As foreign markets create an ever-increasing demand for minerals and metals, new exploration is resulting in new mines in more remote areas throughout the North.
To support these new opportunities and other goals, the government of Canada is implementing an integrated Northern Strategy based on four pillars: exercising sovereignty, promoting economic and social development, protecting our environmental heritage, and improving and devolving Northern governance. In pursuing this strategy, the government works closely with territorial organizations, Aboriginal groups, Northerners and other partners in the circumpolar Arctic.
A coherent, organized, multi-level approach to resource development is essential. As Prime Minister Harper noted while visiting the copper-gold Minto Mine in the Yukon this summer: “For the benefits to flow, it is necessary to get resource projects up and running in an effective and responsible way and to put agreements in place with territorial governments to ensure that revenues generated by these initiatives stay up North.”
The Prime Minister also reiterated the government’s commitment to safeguard the environmental health and heritage of the region while remaining focused on establishing a regulatory regime that reduces bureaucratic duplication and is more efficient and predictable.
A lack of infrastructure, the training of a skilled workforce, land access and land use planning, climate change, limited geoscientific knowledge, and energy constraints pose immediate challenges to development.
Yet these challenges can be met. Currently, there are eight operating and 27 potential mines in Canada’s Arctic. Of the proposed major developments now undergoing environmental assessment or regulatory approval processes, almost all are new or expanding mines. These projects represent approximately $20 billion in estimated capital investments for the mines themselves and their related transportation infrastructure, and they involve long-term mineral activities that will bring sustained economic growth and well-paying jobs to the North.
Much of the federal government’s involvement is made through Natural Resources Canada (NRCan), which supports the resource development cycle directly and indirectly on several fronts through scientific research, technological development, economic and policy analysis, program delivery, standards and regulatory development and assessment.
The lifecycle of large-scale mineral projects is long and challenging, one that is made even more so by the North’s harsh climate and unique environmental conditions.

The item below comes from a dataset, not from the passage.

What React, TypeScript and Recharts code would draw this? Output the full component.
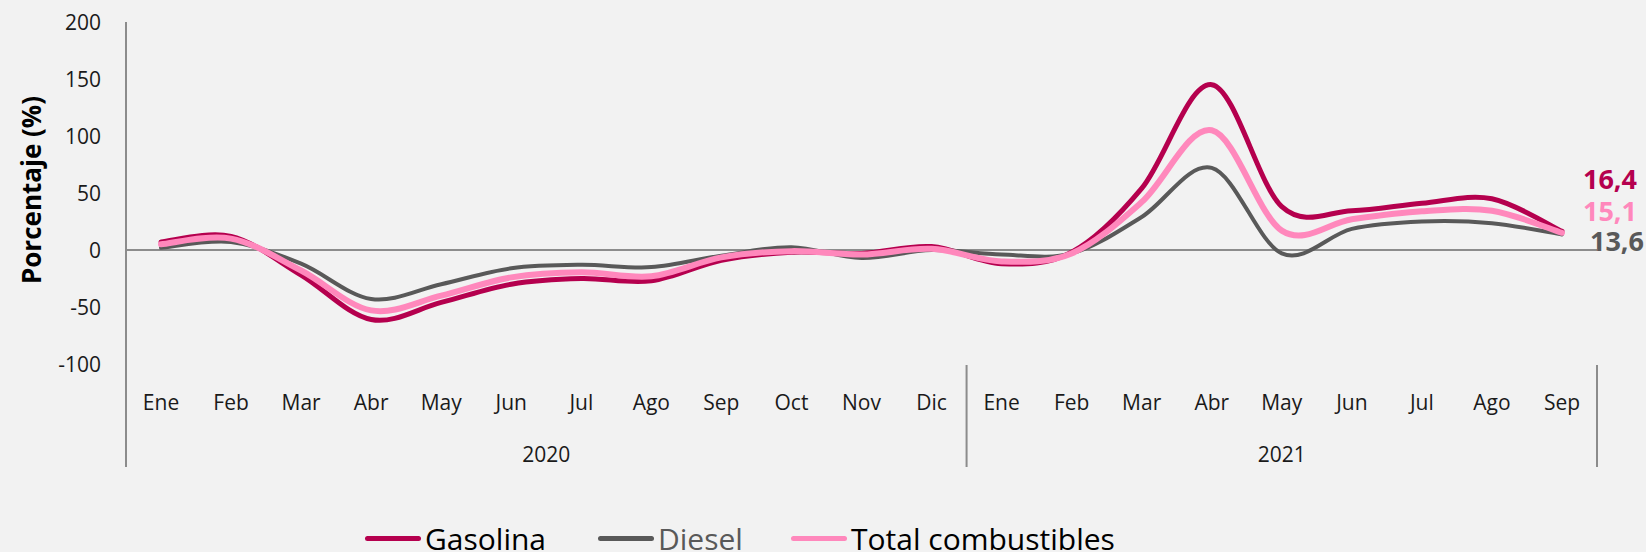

As a result, there are many special opportunities for making science- and policy-based decisions to ensure responsible development and to maximize the social and economic benefits for local communities.
To support responsible development, NRCan is moving forward on several key initiatives:
• The $100-million Geo-mapping for Energy and Minerals (GEM) program is designed to modernize geological knowledge in the North to support increased exploration for new resources;
• The Green Mining Initiative, a multi-stakeholder initiative, focuses on the development, assessment and application of competitive green and responsible mining technologies for the North; and
• The recent expansion of the Polar Continental Shelf Programs (PCSP) facility in Resolute Bay, Nunavut, has doubled its capacity to better serve Canadian and international scientists conducting research throughout Canada’s Arctic.
NRCan also supports responsible mineral development in the North by providing specialized S&T advice and information through various activities such as assessing the impact of climate change on mine tailings management; quantifying the resource potential to better target strategic government investments; and working with other federal departments to help communities maximize the opportunities from mineral resource development.
Anil Arora is assistant deputy minister for the Minerals and Metals Sector at Natural Resources Canada.